Data section
^^^^^^^^^^^^^^^^
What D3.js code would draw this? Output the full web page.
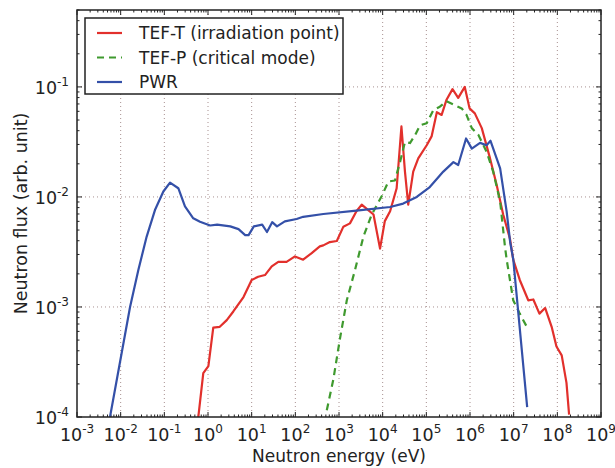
<html>
<head>
<style>
  body { margin: 0; background: #fff; }
  svg { font-family: "DejaVu Sans", sans-serif; }
</style>
</head>
<body>
<div id="chart"></div>
<script src="https://d3js.org/d3.v7.min.js"></script>
<script>
// values (energy in eV, flux in arb. unit)
const tefT_E = [0.60, 0.78, 1.02, 1.32, 1.86, 2.69, 3.8, 6.5, 10, 14.1, 20.2, 28.8, 40.7, 63, 98, 151, 237, 363, 437, 617, 891,
  1260, 1780, 2510, 3310, 4680, 6170, 8710, 11200, 14800, 20900, 26900, 32400, 38500, 50100, 65300,
  1.02e5, 1.32e5, 1.74e5, 2.24e5, 2.88e5, 3.98e5, 5.37e5, 7.59e5, 9.77e5, 1.29e6, 1.86e6, 2.88e6, 4.07e6, 5.75e6,
  8.22e6, 9.77e6, 1.38e7, 2.16e7, 2.82e7, 3.89e7, 5.25e7, 7.41e7, 9.55e7, 1.26e8, 1.62e8, 1.86e8];
const tefT_flux = [1.0e-4, 2.5e-4, 2.9e-4, 6.5e-4, 6.6e-4, 7.6e-4, 9.1e-4, 1.23e-3, 1.76e-3, 1.88e-3, 1.95e-3, 2.34e-3, 2.57e-3,
  2.57e-3, 2.88e-3, 2.69e-3, 3.09e-3, 3.55e-3, 3.63e-3, 3.89e-3, 3.98e-3,
  5.37e-3, 5.75e-3, 7.41e-3, 8.51e-3, 7.59e-3, 6.92e-3, 3.39e-3, 6.03e-3, 7.41e-3, 1.2e-2, 4.37e-2, 1.7e-2, 8.51e-3, 1.7e-2, 2.24e-2,
  2.95e-2, 3.55e-2, 5.89e-2, 5.56e-2, 7.59e-2, 9.55e-2, 7.94e-2, 0.1, 6.38e-2, 5.75e-2, 4.22e-2, 2.24e-2, 1.29e-2, 6.92e-3,
  4.17e-3, 2.69e-3, 1.76e-3, 1.15e-3, 1.17e-3, 8.7e-4, 9.8e-4, 6.6e-4, 4.37e-4, 3.63e-4, 2.04e-4, 1.05e-4];

const tefP_E = [525, 741, 1050, 1510, 2340, 3630, 5620, 9550, 13500, 19100, 25100, 32400, 42200, 55000, 71600,
  1.02e5, 1.45e5, 2.04e5, 2.88e5, 4.17e5, 6.46e5, 8.32e5, 1.1e6, 1.55e6, 2.4e6, 3.39e6, 4.9e6, 6.31e6, 6.92e6,
  9.77e6, 1.38e7, 2.0e7];
const tefP_flux = [1.15e-4, 2.19e-4, 5.13e-4, 1.15e-3, 2.19e-3, 4.37e-3, 6.92e-3, 1.02e-2, 1.38e-2, 1.41e-2, 2.09e-2, 3.16e-2,
  3.09e-2, 3.63e-2, 4.47e-2, 4.68e-2, 6.17e-2, 6.61e-2, 7.41e-2, 6.92e-2, 6.38e-2, 5.56e-2, 4.22e-2, 3.67e-2, 2.57e-2,
  1.7e-2, 9.1e-3, 3.55e-3, 2.69e-3, 1.15e-3, 8.7e-4, 6.6e-4];

const pwr_E = [5.7e-3, 1.64e-2, 2.54e-2, 3.94e-2, 6.1e-2, 9.5e-2, 0.135, 0.209, 0.297, 0.46, 0.656, 1.12, 1.62, 3.24,
  5.0, 7.1, 8.5, 11.2, 17.4, 22.4, 29.5, 38, 57.5, 107, 151, 437, 2510, 14800, 29500, 60300, 1.2e5, 2.45e5, 4.17e5, 5.37e5,
  8.13e5, 1.1e6, 1.7e6, 2.4e6, 2.95e6, 4.9e6, 6.9e6, 8.3e6, 9.8e6, 2.04e7];
const pwr_flux = [1.0e-4, 1.0e-3, 2.17e-3, 4.36e-3, 7.6e-3, 1.12e-2, 1.35e-2, 1.2e-2, 8.2e-3, 6.4e-3, 5.96e-3, 5.5e-3,
  5.6e-3, 5.4e-3, 5.1e-3, 4.5e-3, 4.5e-3, 5.4e-3, 5.6e-3, 4.8e-3, 5.9e-3, 5.4e-3, 6.0e-3, 6.3e-3, 6.6e-3, 7.0e-3, 7.5e-3,
  8.1e-3, 8.7e-3, 1.0e-2, 1.23e-2, 1.7e-2, 2.07e-2, 1.95e-2, 3.4e-2, 2.75e-2, 3.1e-2, 2.95e-2, 3.24e-2, 1.82e-2, 7.4e-3,
  3.9e-3, 2.7e-3, 1.23e-4];

const seriesNames = ["TEF-T (irradiation point)", "TEF-P (critical mode)", "PWR"];
const xTickExp = [-3, -2, -1, 0, 1, 2, 3, 4, 5, 6, 7, 8, 9];
const yTickExp = [-4, -3, -2, -1];

var width = 615, height = 468;
var margin = {left: 77, top: 10, right: 14, bottom: 51};
var w = width - margin.left - margin.right, h = height - margin.top - margin.bottom;

var svg = d3.select("#chart").append("svg")
  .attr("width", width).attr("height", height);

var x = d3.scaleLog().domain([1e-3, 1e9]).range([0, w]);
var y = d3.scaleLog().domain([1e-4, 0.5]).range([h, 0]);

var g = svg.append("g").attr("transform", `translate(${margin.left},${margin.top})`);

// grid
g.selectAll(".xgrid").data(xTickExp.slice(1, -1)).enter().append("line")
  .attr("x1", d => x(Math.pow(10, d))).attr("x2", d => x(Math.pow(10, d)))
  .attr("y1", 0).attr("y2", h)
  .attr("stroke", "#a89090").attr("stroke-width", 1).attr("stroke-dasharray", "1,3");
g.selectAll(".ygrid").data(yTickExp.slice(1)).enter().append("line")
  .attr("y1", d => y(Math.pow(10, d))).attr("y2", d => y(Math.pow(10, d)))
  .attr("x1", 0).attr("x2", w)
  .attr("stroke", "#a89090").attr("stroke-width", 1).attr("stroke-dasharray", "1,3");

// minor + major ticks, inward, on all four sides
var xMinor = [], yMinor = [];
for (let e = -3; e < 9; e++) for (let m = 2; m < 10; m++) xMinor.push(m * Math.pow(10, e));
for (let e = -4; e < 0; e++) for (let m = 2; m < 10; m++) if (m * Math.pow(10, e) <= 0.5) yMinor.push(m * Math.pow(10, e));

function tickSet(vals, len, horiz) {
  vals.forEach(v => {
    if (horiz) {
      let px = x(v);
      g.append("line").attr("x1", px).attr("x2", px).attr("y1", h).attr("y2", h - len).attr("stroke", "#222");
      g.append("line").attr("x1", px).attr("x2", px).attr("y1", 0).attr("y2", len).attr("stroke", "#222");
    } else {
      let py = y(v);
      g.append("line").attr("y1", py).attr("y2", py).attr("x1", 0).attr("x2", len).attr("stroke", "#222");
      g.append("line").attr("y1", py).attr("y2", py).attr("x1", w).attr("x2", w - len).attr("stroke", "#222");
    }
  });
}
tickSet(xMinor, 2.5, true);
tickSet(xTickExp.map(e => Math.pow(10, e)), 5, true);
tickSet(yMinor, 2.5, false);
tickSet(yTickExp.map(e => Math.pow(10, e)), 5, false);

// tick labels
xTickExp.forEach(e => {
  var t = g.append("text").attr("x", x(Math.pow(10, e))).attr("y", h + 24)
    .attr("text-anchor", "middle").attr("font-size", 17.5).attr("fill", "#222");
  t.append("tspan").text("10");
  t.append("tspan").attr("font-size", 12).attr("dy", -8).text(e);
});
yTickExp.forEach(e => {
  var t = g.append("text").attr("x", -8).attr("y", y(Math.pow(10, e)) + 7)
    .attr("text-anchor", "end").attr("font-size", 17.5).attr("fill", "#222");
  t.append("tspan").text("10");
  t.append("tspan").attr("font-size", 12).attr("dy", -8).text(e);
});

// axis labels
svg.append("text").attr("x", margin.left + w / 2).attr("y", 462)
  .attr("text-anchor", "middle").attr("font-size", 17).attr("fill", "#222").text("Neutron energy (eV)");
svg.append("text").attr("transform", `translate(27,${margin.top + h / 2}) rotate(-90)`)
  .attr("text-anchor", "middle").attr("font-size", 17.5).attr("fill", "#222").text("Neutron flux (arb. unit)");

// curves
var series = [
  {name: seriesNames[0], E: tefT_E, f: tefT_flux, color: "#e2302c", dash: null},
  {name: seriesNames[1], E: tefP_E, f: tefP_flux, color: "#3f9a2e", dash: "7,5"},
  {name: seriesNames[2], E: pwr_E, f: pwr_flux, color: "#3450a8", dash: null}
];
var line = d3.line().x(d => x(d[0])).y(d => y(d[1]));
g.append("clipPath").attr("id", "clip").append("rect").attr("width", w).attr("height", h);
series.forEach(s => {
  g.append("path").datum(s.E.map((e, i) => [e, s.f[i]]))
    .attr("d", line).attr("fill", "none").attr("stroke", s.color).attr("stroke-width", 2.2)
    .attr("stroke-linejoin", "round")
    .attr("stroke-dasharray", s.dash).attr("clip-path", "url(#clip)");
});

// frame
g.append("rect").attr("width", w).attr("height", h).attr("fill", "none").attr("stroke", "#222").attr("stroke-width", 1.5);

// legend
var lg = g.append("g").attr("transform", "translate(8,8)");
lg.append("rect").attr("width", 258).attr("height", 76).attr("fill", "#fff").attr("stroke", "#222").attr("stroke-width", 1.5);
series.forEach((s, i) => {
  var yy = 15 + i * 24.5;
  lg.append("line").attr("x1", 12).attr("x2", 37).attr("y1", yy).attr("y2", yy)
    .attr("stroke", s.color).attr("stroke-width", 2.2).attr("stroke-dasharray", s.dash);
  lg.append("text").attr("x", 54).attr("y", yy + 6).attr("font-size", 17).attr("fill", "#222").text(s.name);
});
</script>
</body>
</html>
^^^^^^^^^^^^^^^^
Exercise brief
Leave out any pictures and return exactly the lines from the beginning of the data through the line with "3.63e-4, 2.04e-4, 1.05e-4];", inclusive.

Task result
What D3.js code would draw this? Output the full web page.
<html>
<head>
<style>
  body { margin: 0; background: #fff; }
  svg { font-family: "DejaVu Sans", sans-serif; }
</style>
</head>
<body>
<div id="chart"></div>
<script src="https://d3js.org/d3.v7.min.js"></script>
<script>
// values (energy in eV, flux in arb. unit)
const tefT_E = [0.60, 0.78, 1.02, 1.32, 1.86, 2.69, 3.8, 6.5, 10, 14.1, 20.2, 28.8, 40.7, 63, 98, 151, 237, 363, 437, 617, 891,
  1260, 1780, 2510, 3310, 4680, 6170, 8710, 11200, 14800, 20900, 26900, 32400, 38500, 50100, 65300,
  1.02e5, 1.32e5, 1.74e5, 2.24e5, 2.88e5, 3.98e5, 5.37e5, 7.59e5, 9.77e5, 1.29e6, 1.86e6, 2.88e6, 4.07e6, 5.75e6,
  8.22e6, 9.77e6, 1.38e7, 2.16e7, 2.82e7, 3.89e7, 5.25e7, 7.41e7, 9.55e7, 1.26e8, 1.62e8, 1.86e8];
const tefT_flux = [1.0e-4, 2.5e-4, 2.9e-4, 6.5e-4, 6.6e-4, 7.6e-4, 9.1e-4, 1.23e-3, 1.76e-3, 1.88e-3, 1.95e-3, 2.34e-3, 2.57e-3,
  2.57e-3, 2.88e-3, 2.69e-3, 3.09e-3, 3.55e-3, 3.63e-3, 3.89e-3, 3.98e-3,
  5.37e-3, 5.75e-3, 7.41e-3, 8.51e-3, 7.59e-3, 6.92e-3, 3.39e-3, 6.03e-3, 7.41e-3, 1.2e-2, 4.37e-2, 1.7e-2, 8.51e-3, 1.7e-2, 2.24e-2,
  2.95e-2, 3.55e-2, 5.89e-2, 5.56e-2, 7.59e-2, 9.55e-2, 7.94e-2, 0.1, 6.38e-2, 5.75e-2, 4.22e-2, 2.24e-2, 1.29e-2, 6.92e-3,
  4.17e-3, 2.69e-3, 1.76e-3, 1.15e-3, 1.17e-3, 8.7e-4, 9.8e-4, 6.6e-4, 4.37e-4, 3.63e-4, 2.04e-4, 1.05e-4];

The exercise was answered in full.